By definition, a tattoo is pigment that permanently resides in the dermis, below the epidermis, in the skin. Ink that reaches only the epidermis, the outer most layer of skin, has not penetrated deeply enough and is destined to be sloughed off during the regular process of growth that the skin routinely cycles through. Of course, during a normal tattoo process, much ink will be deposited in the epidermis, just by virtue of the fact that the needle is on the way to the dermis and just passing through. Veteran tattooees know that this colored epidermis will typically peel off and fall away fairly quickly (a few to several days, much like the skin from a sunburn), leaving the actual tattoo, the pigment in the dermis, behind. Despite the body's attempts to remove ink molecules from the dermis (scavenger white blood cells called macrophages have a crack at it, carrying them off in lymph fluid to the local lymph node) much of the ink is either captured or ignored, and stays in the dermis. Likewise, ink that travels too deeply stands a higher chance of being carried away, or being accompanied by scarring, as well as difficult to see well. So, in the molecular world of ink, it is pigment molecules in the dermis that make a tattoo.

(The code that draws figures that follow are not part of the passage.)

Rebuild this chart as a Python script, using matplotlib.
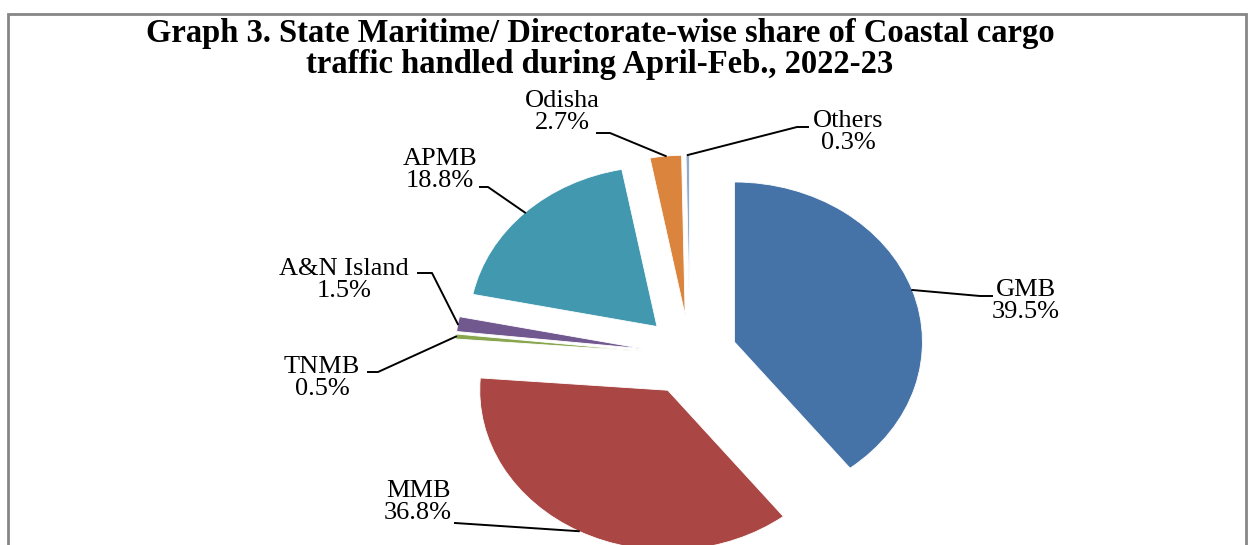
import numpy as np
import matplotlib.pyplot as plt
from matplotlib.patches import Rectangle

# Datos del gráfico
categorias = ["GMB", "MMB", "TNMB", "A&N Island", "APMB", "Odisha", "Others"]
porcentajes = [39.5, 36.8, 0.5, 1.5, 18.8, 2.7, 0.3]
colores = ["#4572A7", "#AA4643", "#89A54E", "#71588F", "#4198AF", "#DB843D", "#93A9CF"]

titulo = ("Graph 3. State Maritime/ Directorate-wise share of Coastal cargo\n"
          "traffic handled during April-Feb., 2022-23")

# Posiciones de etiquetas (pixeles de la figura, origen arriba-izquierda)
pos_etiqueta = [(1026, 301), (418, 502), (322, 378), (344, 280),
                (440, 170), (562, 112), (848, 132)]
# codo y final de la linea guia
codo = [(980, 296), (455, 523), (378, 372), (432, 273),
        (488, 187), (610, 133), (797, 127)]
fin = [(992, 296), (455, 523), (368, 372), (418, 273),
       (480, 187), (597, 133), (808, 127)]

W, H = 1248, 545
cx, cy = 690, 355      # centro del pastel en pixeles
rx, ry = 188, 160      # radios (imagen estirada)

plt.rcParams['font.family'] = ['Liberation Serif', 'DejaVu Serif']

fig = plt.figure(figsize=(W / 100, H / 100), dpi=100)
ax = fig.add_axes([0, 0, 1, 1])

wedges, _ = ax.pie(porcentajes, colors=colores, startangle=90, counterclock=False,
                   explode=[0.25] * len(porcentajes),
                   wedgeprops=dict(edgecolor="white", linewidth=0.6))

ax.set_aspect('auto')
ax.set_xlim(-cx / rx, (W - cx) / rx)
ax.set_ylim(-(H - cy) / ry, cy / ry)
ax.axis('off')


def a_datos(px, py):
    return (px - cx) / rx, (cy - py) / ry


for w, nombre, p, et, c, f in zip(wedges, categorias, porcentajes, pos_etiqueta, codo, fin):
    # la guia sale del borde en el angulo medio de la porcion
    ang = np.deg2rad((w.theta1 + w.theta2) / 2)
    x0 = w.center[0] + w.r * np.cos(ang)
    y0 = w.center[1] + w.r * np.sin(ang)
    xc, yc = a_datos(*c)
    xf, yf = a_datos(*f)
    ax.plot([x0, xc, xf], [y0, yc, yf], color="black", lw=1.4)
    xt, yt = a_datos(*et)
    ax.text(xt, yt, f"{nombre}\n{p:.1f}%", ha="center", va="center",
            fontsize=19, linespacing=0.98)

fig.text(600 / W, 1 - 49 / H, titulo, ha="center", va="center",
         fontsize=23.5, fontweight="bold", linespacing=1.04)

# marco del gráfico
fig.patches.append(Rectangle((8 / W, -0.05), (1246 - 8) / W, 1.05 - 14 / H,
                             transform=fig.transFigure, fill=False,
                             edgecolor="#868686", linewidth=2))

fig.savefig("out.png", dpi=100, facecolor="white")
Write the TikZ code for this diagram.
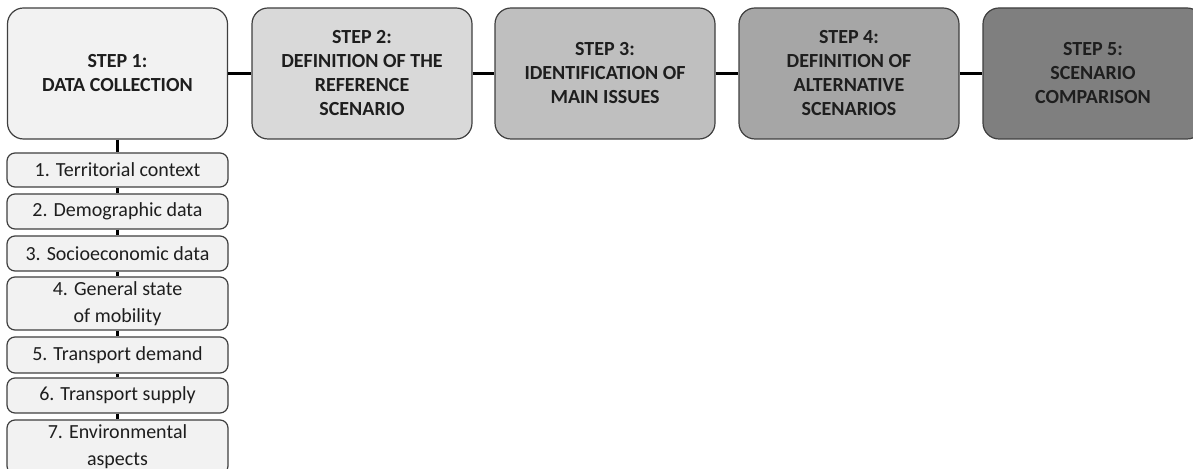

How does a laser remove pigment molecules from the dermis? In reality -- and to be ultra picky -- it doesn't. Instead, it helps the body do what it has always tried to do with the ink, carry it away. A laser is just light, very concentrated light, but just light. When this concentrated light falls on the molecules of pigment, they try to absorb its energy but they simply can't because it's too much. Instead, the bonds of the pigment molecules break, nearly vaporizing them, reducing them to smaller sized molecules. As when the tattoo was first applied, the macrophages rush in, scoop up the smaller molecules, and whisk them away.
Does it all sound too good to be true? In fact, there are some details that complicate matters and which cause laser removal clinics to preface their brochures, contracts, and advertisements with cautionary words to the effect that not all tattoos can be removed and that scarring is always a possible side effect. The American Academy of Dermatology says that there is a low risk of scarring when using lasers to remove a tattoo -- a 5% chance. Then again, there was a low risk of scarring associated with getting the tattoo in the first place. With any of the old style removal techniques (dermabrasion or surgery), scarring was pretty much expected.